Thanks for the explanation. Its just hard to believe devices are so different. I would think most versions of iOS would have roughly the same set of fonts etc.



Canvas fingerprinting by itself won't uniquely identify users. But the idea is that you can combine various different techniques, each one giving you more bits of uniqueness, until you have enough to do so. For example, say that canvas fingerprinting gives you one of 100 possibilities, and you combine it with other techniques that give you one of 10,000 possibilities, then combined (assuming they're not correlated) you get it to a million, letting you uniquely identify people with decent reliability from a decently large visitor pool.


What are some unexpected things that would differ between two iPhones of the same model running the same versions of the software stack?


Good question.
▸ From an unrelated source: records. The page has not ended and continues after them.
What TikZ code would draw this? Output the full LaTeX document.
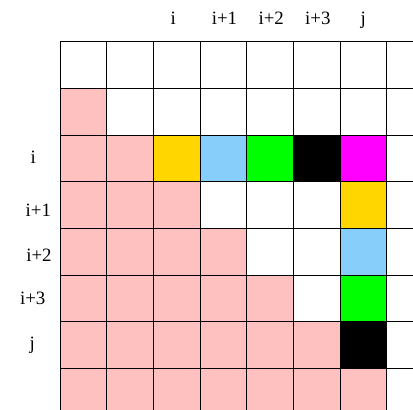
\documentclass[tikz,border=0pt]{standalone}
\usepackage{fontspec}
\setmainfont{Liberation Serif}
\begin{document}
\begin{tikzpicture}[x=1cm, y=-1cm, font=\fontsize{11.5}{14}\selectfont,
  lbl/.style={anchor=base, inner sep=0pt}]

\definecolor{cLow}{RGB}{255,192,192}
\definecolor{cGold}{RGB}{255,214,0}
\definecolor{cSky}{RGB}{135,206,250}
\definecolor{cLime}{RGB}{0,255,0}
\definecolor{cMag}{RGB}{255,0,255}

%% Frame: the table runs on past the right and bottom edges.
\useasboundingbox (-1.286,-0.893) rectangle (7.564,7.892);
\clip (-1.286,-0.893) rectangle (7.564,7.892);

%% ---------- lower triangle ----------
\foreach \r in {1,...,8} {
  \pgfmathtruncatemacro{\last}{\r-1}
  \foreach \c in {0,...,\last}
    \fill[cLow] (\c,\r) rectangle ++(1,1);
}

%% ---------- row i ----------
\foreach \c/\col in {2/cGold, 3/cSky, 4/cLime, 5/black, 6/cMag}
  \fill[\col] (\c,2) rectangle ++(1,1);

%% ---------- column j ----------
\foreach \r/\col in {3/cGold, 4/cSky, 5/cLime, 6/black}
  \fill[\col] (6,\r) rectangle ++(1,1);

%% ---------- grid ----------
\draw[black, line width=0.5pt] (0,0) grid (8,8);

%% ---------- indices ----------
\foreach \x/\t [count=\k] in {2.428/i, 3.525/i+1, 4.525/i+2, 5.524/i+3, 6.5/j}
  \node[lbl] (top\k) at (\x,-0.358) {\t};

\foreach \x/\y/\t [count=\k] in {-0.572/2.606/i, -0.465/3.75/i+1,
    -0.45/4.714/i+2, -0.585/5.641/i+3, -0.594/6.606/j}
  \node[lbl] (side\k) at (\x,\y) {\t};

\end{tikzpicture}
\end{document}
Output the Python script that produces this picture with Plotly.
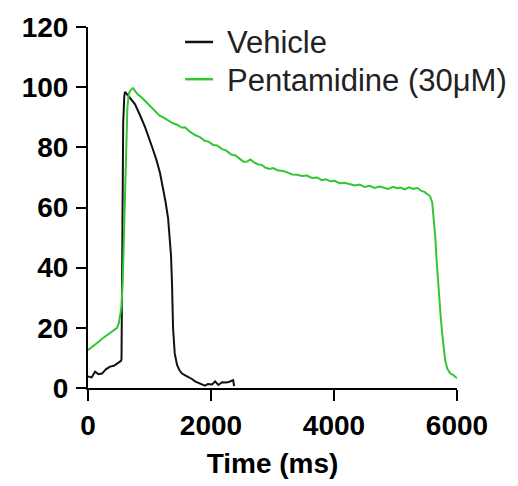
import plotly.graph_objects as go

# Vehicle trace (time in ms, value)
veh_t = [0, 60, 114, 170, 228, 290, 358, 420, 472, 537, 545, 553, 560, 572, 590, 602,
         680, 765, 850, 928, 1041, 1110, 1172, 1220, 1260, 1302, 1330, 1350, 1367, 1383,
         1410, 1448, 1490, 1530, 1580, 1627, 1690, 1741, 1800, 1855, 1900, 1950, 2018,
         2067, 2120, 2180, 2230, 2290, 2343, 2360, 2376]
veh_v = [3.8, 3.5, 5.4, 4.6, 4.8, 6.2, 7.1, 7.4, 8.1, 9.0, 9.5, 30, 60, 88, 97, 98.4,
         96.5, 94.3, 90.5, 86.7, 80.2, 76.0, 71.4, 66.6, 62.0, 56.5, 50.5, 44, 34, 20,
         11.5, 7.7, 5.8, 4.8, 4.2, 3.8, 3.0, 2.2, 1.6, 1.2, 0.8, 1.3, 1.2,
         2.2, 1.0, 1.9, 1.8, 2.0, 2.5, 2.6, 0.6]

# Pentamidine (30 uM) trace
pen_t = [0, 60, 120, 163, 230, 280, 325, 380, 430, 472, 500, 521, 545, 565, 590, 615, 640,
         665, 700, 732, 760, 800, 879, 950, 1020, 1090, 1160, 1230, 1302, 1380, 1450, 1520,
         1578, 1650, 1741, 1820, 1900, 1960, 2034, 2100, 2180, 2250, 2330, 2400, 2480, 2530,
         2588, 2640, 2700, 2760, 2830, 2880, 2950, 3010, 3080, 3174, 3250, 3320, 3400, 3480,
         3560, 3640, 3727, 3800, 3870, 3940, 4010, 4090, 4170, 4264, 4340, 4420, 4500, 4580,
         4660, 4740, 4800, 4880, 4960, 5030, 5077, 5150, 5220, 5288, 5360, 5420, 5470, 5516,
         5560, 5597, 5620, 5646, 5670, 5695, 5730, 5760, 5785, 5808, 5840, 5870, 5890, 5940,
         5970, 6000]
pen_v = [12.6, 13.5, 14.6, 15.2, 16.4, 17.2, 17.8, 18.8, 19.5, 20.0, 21.5, 23.9, 27, 36, 55, 78, 93,
         98, 99.2, 99.7, 98.8, 97.8, 96.5, 95.0, 93.8, 92.2, 90.6, 89.9, 89.0, 88.0, 87.5, 86.6,
         86.7, 85.3, 84.1, 83.4, 82.2, 81.9, 80.8, 80.6, 79.4, 78.9, 77.6, 77.3, 76.0, 75.2,
         75.3, 76.0, 75.0, 74.4, 74.1, 73.3, 72.8, 73.1, 72.4, 72.1, 71.6, 71.0, 70.9, 70.5,
         70.6, 69.8, 70.0, 69.1, 69.4, 68.7, 68.9, 68.1, 68.2, 67.7, 67.3, 67.6, 66.8, 67.2,
         66.5, 67.0, 66.6, 66.2, 66.9, 66.4, 66.6, 66.0, 66.7, 66.2, 66.5, 65.5, 65.2, 64.6,
         63.8, 61.7, 57, 50.4, 42, 34.1, 25, 17.9, 13, 9.3, 6.5, 5.5, 4.8, 4.3,
         3.8, 3.2]

series_names = ["Vehicle", "Pentamidine (30\u03bcM)"]
series_colors = ["#111111", "#33c633"]

x_ticks = [0, 2000, 4000, 6000]
y_ticks = [0, 20, 40, 60, 80, 100, 120]

fig = go.Figure()
fig.add_trace(go.Scatter(x=veh_t, y=veh_v, mode="lines", name=series_names[0],
                         line=dict(color=series_colors[0], width=2)))
fig.add_trace(go.Scatter(x=pen_t, y=pen_v, mode="lines", name=series_names[1],
                         line=dict(color=series_colors[1], width=2)))

# manual legend (line sample + label)
leg_y = [0.9585, 0.8555]
for name, color, ly in zip(series_names, series_colors, leg_y):
    fig.add_shape(type="line", xref="paper", yref="paper", x0=0.263, x1=0.339,
                  y0=ly, y1=ly, line=dict(color=color, width=2.5))
    fig.add_annotation(xref="paper", yref="paper", x=0.372, y=ly, xanchor="left",
                       yanchor="middle", text=name, showarrow=False, yshift=-1,
                       font=dict(family="Liberation Sans, Arial, sans-serif", size=31,
                                 color="#222222"))

tickfont = dict(family="Liberation Sans, Arial, sans-serif", size=28, color="black", weight="bold")
fig.update_layout(
    width=518, height=486,
    margin=dict(l=88, r=61, t=23, b=94),
    plot_bgcolor="white", paper_bgcolor="white",
    showlegend=False,
    xaxis=dict(range=[0, 6000], tickvals=x_ticks, ticks="outside", ticklen=11, tickwidth=2,
               tickcolor="black", showline=True, linecolor="black", linewidth=2,
               showgrid=False, zeroline=False, tickfont=tickfont,
               title=dict(text="Time (ms)", font=tickfont, standoff=14)),
    yaxis=dict(range=[0, 120], tickvals=y_ticks, ticks="outside", ticklen=10, tickwidth=2,
               tickcolor="black", showline=True, linecolor="black", linewidth=2,
               showgrid=False, zeroline=False, tickfont=tickfont, ticklabelstandoff=2),
)
fig.write_html("out.html")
I'm not particularly informed on this stuff, so take this with a grain of salt, but my understanding is that mobile devices in general and iPhones in particular are much harder to fingerprint reliably. Things like time zone, clock skew, and ping times might help differentiate users, but you probably can't get it down to a single person. I imagine there's still a use for fingerprinting which helps you differentiate groups of users even if you can't narrow it down to just one.


Actually, checking if a font is available does not require canvas (you can simply inject a piece of text into the page with a specific font stack set and check its width). Rather, what canvas is used for is to obtain the sub-pixel anti-aliasing of a given piece of text, which is different between browsers and OS even when the same font is present.


I would assume that iOS devices are quite hard to tell apart using most of these techniques, yes. But I also wouldn't be too surprised if there were something that works for them, some kind of cookie that isn't cleared by default or ...


Yup HSTS supercookies or some kinds of network fingerprinting will work to distinguish between two otherwise identical iOS devices.